Le contexte dans lequel évolue Nelly l'amoureuse est, quant à lui, ce qui contraste le plus avec le livre. Anne Émond a affirmé, en entrevue pour Le tapis rose, s'être fortement inspirée du personnage décrit dans Folle, qui est une autofiction, pour créer cette facette de Nelly Arcan. Cependant, rien ne colle, hormis l'aspect toxique de la relation que l'écrivaine entretenait avec ce fameux journaliste du Journal. Considérant que Folle ait une grande dimension biographique, il est quasi impossible d'accorder une valeur à ce qui est présenté, puisque l'écart entre le livre et le film est trop grand.
Chronologiquement, cela ne tient pas la route. «La première fois que tu m'as vue, c'était chez Christiane Charrette où j'étais l'invitée d'honneur.» (Folle, p. 18) Or, dans le film, c'est une Nelly à l'apparence plus juvénile, qui ne correspond en rien à celle qu'était Arcan à l'époque de son passage dans les studios de Radio-Canada qui est présentée. Cette relation a été vécue après la publication de Putain, contrairement à ce qui est suggéré dans le film. De plus, l'amant en question est de nationalité française, ce qui n'est pas le cas dans Nelly. Bien qu'il soit clairement indiqué en prémisse que c'est une libre adaptation de la vie de l'auteure, un décalage important entre l'œuvre écrite et l'œuvre cinématographique se fait sentir, ce qui empêche les personnes initiées de plonger dans l'histoire. Seule la déchéance est portée à l'écran pour faire valoir une intensité qui aurait pu être démontrée autrement. Des sujets de fond sont abordés dans Folle : l'astronomie, la mort, la famille.
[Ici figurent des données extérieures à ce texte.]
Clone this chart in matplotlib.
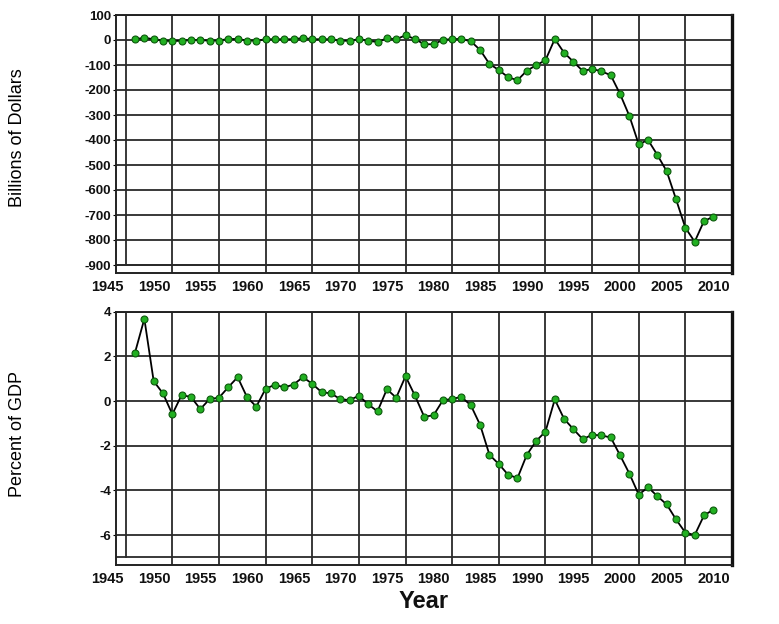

En somme, la vision que la réalisatrice nous offre de l'écrivaine est étriquée et la cantonne dans des clichés auxquels on s'attend, ce qui est dommage. Bien que les détails foisonnent tout au long de la représentation, on se perd dans une surface qui ne va jamais réellement en profondeur; le tout manque de précision. Il est certes délicat de réaliser un film sur une personnalité connue, puisqu'elle existe, avec son histoire véritable, avec ses livres véritables. De ce fait, il est risqué d'en faire l'objet d'une fiction. Malgré tout, ce film reste à voir, ne serait-ce que pour être sensibilisé à l'œuvre de Nelly Arcan, interprétée avec brio par Mylène Mackay.